(From left) Mah Sing Group Bhd founder and group managing director Tan Sri Leong Hoy Kum, group chief executive officer and executive director Datuk Voon Tin Yow, KLK Land managing director Lee Wen Ling and Kuala Lumpur Kepong Bhd executive chairman Tan Sri Lee Oi Hian announcing a strategic joint venture to acquire and develop 419.15-acres of prime freehold industrial land in Kulai, Johor.
PETALING JAYA: Analysts are mostly positive about Kuala Lumpur Kepong Bhd
’s (KLK) strategic joint venture (JV) with Mah Sing Group Bhd
to develop an industrial park in Kulai, Johor.
This comes after KLK’s wholly-owned subsidiary, KLK Land Sdn Bhd, disposed of 419.15 acres of freehold plantation land in Kulai for RM273.9mil to be developed into MS Industrial Park@Kulai with an estimated gross development value (GDV) of RM2.26bil.
The project will be undertaken via a 60:40 JV, with Mah Sing retaining management control while KLK holds 40% equity interest, thus enabling KLK to monetise its Johor land while retaining exposure to longer-term industrial development upside under the Johor-Singapore Special Economic Zone.
BIMB Research said in a report the price of RM273.9mil, agreed on a willing-buyer willing-seller basis, implied value of RM15 per sq ft for the land or around 12% of GDV, which is within the range of prevailing benchmarks for large industrial developments in Johor.
“In our view, this represents a fair and disciplined monetisation of plantation land with industrial conversion potential, while preserving upside through KLK’s continued 40% stake in the JV,” the research house noted.

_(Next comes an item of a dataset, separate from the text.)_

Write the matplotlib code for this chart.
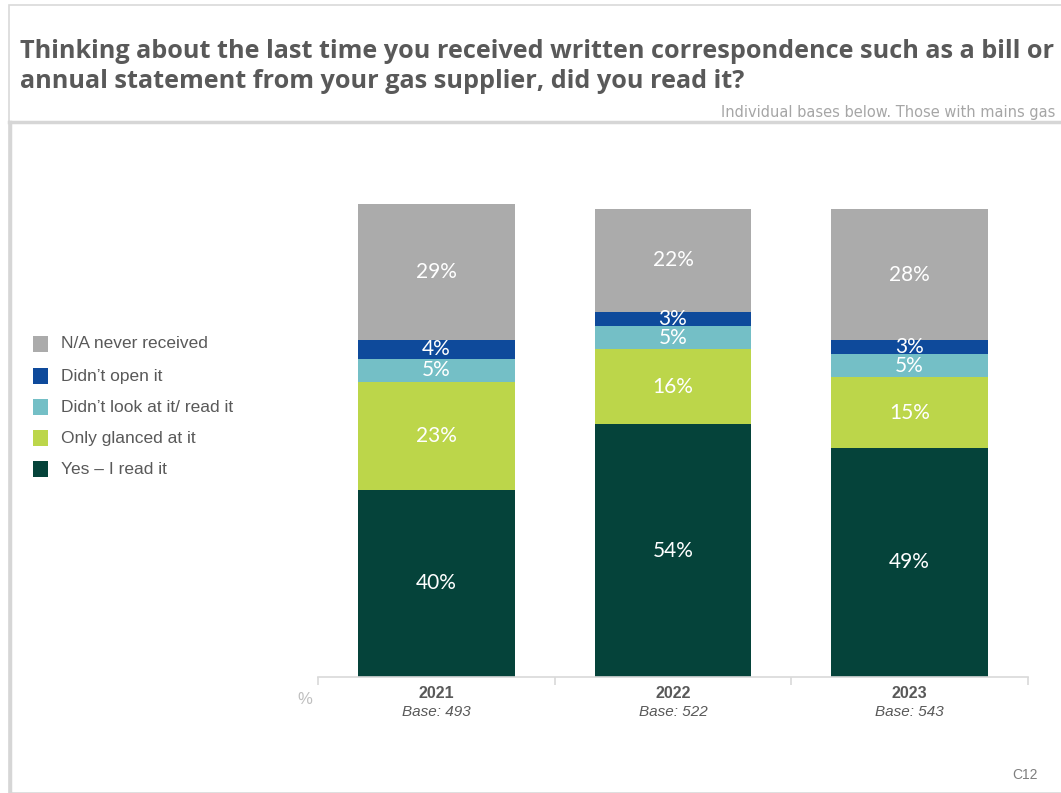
import matplotlib.pyplot as plt
from matplotlib.patches import Rectangle
from matplotlib.lines import Line2D

# survey data
years = ['2021', '2022', '2023']
bases = [493, 522, 543]
categories = ['Yes \u2013 I read it', 'Only glanced at it', 'Didn\u2019t look at it/ read it',
              'Didn\u2019t open it', 'N/A never received']
yes_read = [40, 54, 49]
glanced = [23, 16, 15]
not_looked = [5, 5, 5]
not_opened = [4, 3, 3]
never_received = [29, 22, 28]
colors = ['#05433A', '#BCD64A', '#74BFC6', '#0E4A9B', '#ABABAB']

series = [yes_read, glanced, not_looked, not_opened, never_received]

W, H = 1061, 793
fig = plt.figure(figsize=(W / 100, H / 100), dpi=100)

# frame around the slide content
fig.add_artist(Rectangle((8.5 / W, 0), (W - 8) / W, 1 - 5 / H, transform=fig.transFigure,
                         fill=False, edgecolor='#D9D9D9', linewidth=1.2))
fig.add_artist(Line2D([8.5 / W, 1], [1 - 122 / H, 1 - 122 / H], transform=fig.transFigure,
                      color='#D6D6D6', linewidth=2.5))
fig.add_artist(Line2D([9.5 / W, 9.5 / W], [0, 1 - 122 / H], transform=fig.transFigure,
                      color='#D6D6D6', linewidth=2.5))

# title
fig.text(20 / W, 1 - 52 / H,
         'Thinking about the last time you received written correspondence such as a bill or',
         fontsize=18.2, fontweight='bold', color='#595959', family='Open Sans', va='center')
fig.text(20 / W, 1 - 82 / H, 'annual statement from your gas supplier, did you read it?',
         fontsize=18.2, fontweight='bold', color='#595959', family='Open Sans', va='center')
fig.text(1055 / W, 1 - 112 / H, 'Individual bases below. Those with mains gas',
         fontsize=10.5, color='#A6A6A6', family='DejaVu Sans', ha='right', va='center')

ax = fig.add_axes([318 / W, 1 - 677 / H, 710 / W, 472.7 / H])

x = range(len(years))
bottom = [0, 0, 0]
for vals, col in zip(series, colors):
    ax.bar(x, vals, bottom=bottom, width=157 / 237, color=col, linewidth=0)
    for i, v in enumerate(vals):
        ax.text(i, bottom[i] + v / 2, f'{v}%', ha='center', va='center',
                color='white', fontsize=15, family='Lato')
    bottom = [b + v for b, v in zip(bottom, vals)]

ax.set_xlim(-0.5, 2.5)
ax.set_ylim(0, 101)
ax.set_yticks([])
for s in ['top', 'right', 'left']:
    ax.spines[s].set_visible(False)
ax.spines['bottom'].set_color('#D9D9D9')
ax.spines['bottom'].set_linewidth(1.2)
ax.set_xticks([-0.5, 0.5, 1.5, 2.5])
ax.set_xticklabels([])
ax.tick_params(axis='x', length=6, color='#D9D9D9', width=1.2)

for i, (yr, b) in enumerate(zip(years, bases)):
    ax.annotate(yr, (i, 0), xytext=(0, -12), textcoords='offset points', ha='center',
                va='center', fontsize=11.5, fontweight='bold', color='#595959',
                family='Liberation Sans')
    ax.annotate(f'Base: {b}', (i, 0), xytext=(0, -25.5), textcoords='offset points',
                ha='center', va='center', fontsize=11, style='italic', color='#595959',
                family='Liberation Sans')

fig.text(305 / W, 1 - 700 / H, '%', fontsize=12, color='#BFBFBF', family='Liberation Sans',
         ha='center', va='center')
fig.text(1025 / W, 1 - 775 / H, 'C12', fontsize=10, color='#7F7F7F', family='Liberation Sans',
         ha='center', va='center')

# legend, top entry first
legend_y = [344, 376, 407, 438, 469]
for lbl, col, yy in zip(categories[::-1], colors[::-1], legend_y):
    fig.add_artist(Rectangle((33 / W, 1 - (yy + 8) / H), 15 / W, 16 / H,
                             transform=fig.transFigure, facecolor=col, edgecolor='none'))
    fig.text(61 / W, 1 - yy / H, lbl, fontsize=12.5, color='#595959',
             family='Liberation Sans', va='center')

fig.savefig('out.png', dpi=100)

In addition, the land disposal is expected to provide cash for KLK, offering some balance sheet support.
At the same time, any potential capital commitments arising from KLK’s participation in the JV remain subject to the final development and funding structure.
“Based on KLK’s latest cash balance of RM2.5bil and net gearing of about 0.65 times, we believe the transaction is unlikely to materially strain the group’s balance sheet,” BIMB Research said.
The research house has maintained a “hold” call on KLK with a target price of RM21.10 per share.
“Overall, we view the transaction as a prudent exercise in recycling plantation land, allowing KLK to unlock value from its land while retaining optional exposure to longer-term upside from industrial development, without materially increasing execution or balance-sheet risk,” it added.
Meanwhile, MBSB Research said it expects the partnership between KLK and Mah Sing to be mutually beneficial and strategically positioned to enhance KLK’s industrial business.
The collaboration capitalises on KLK’s sizeable land holdings, while leveraging Mah Sing’s proven development capabilities and strong brand equity in Johor.
Based on rough estimates using a land price assumption of RM15 per sq ft, MBSB Research said KLK could recognise a net disposal gain of at least RM131.5mil after accounting for 10% in estimated disposal-related costs, 10% in real property gains tax, and an RM87.6mil capital injection into the new JV company.
“This equates to a net gain of 12.2 sen per KLK share. The proceeds may enhance shareholder value, either through a potential special dividend payout or via reinvestment into new brownfield estates,” said MBSB Research.
The research house kept its “neutral” call on KLK with an unchanged TP of RM20.23 per share.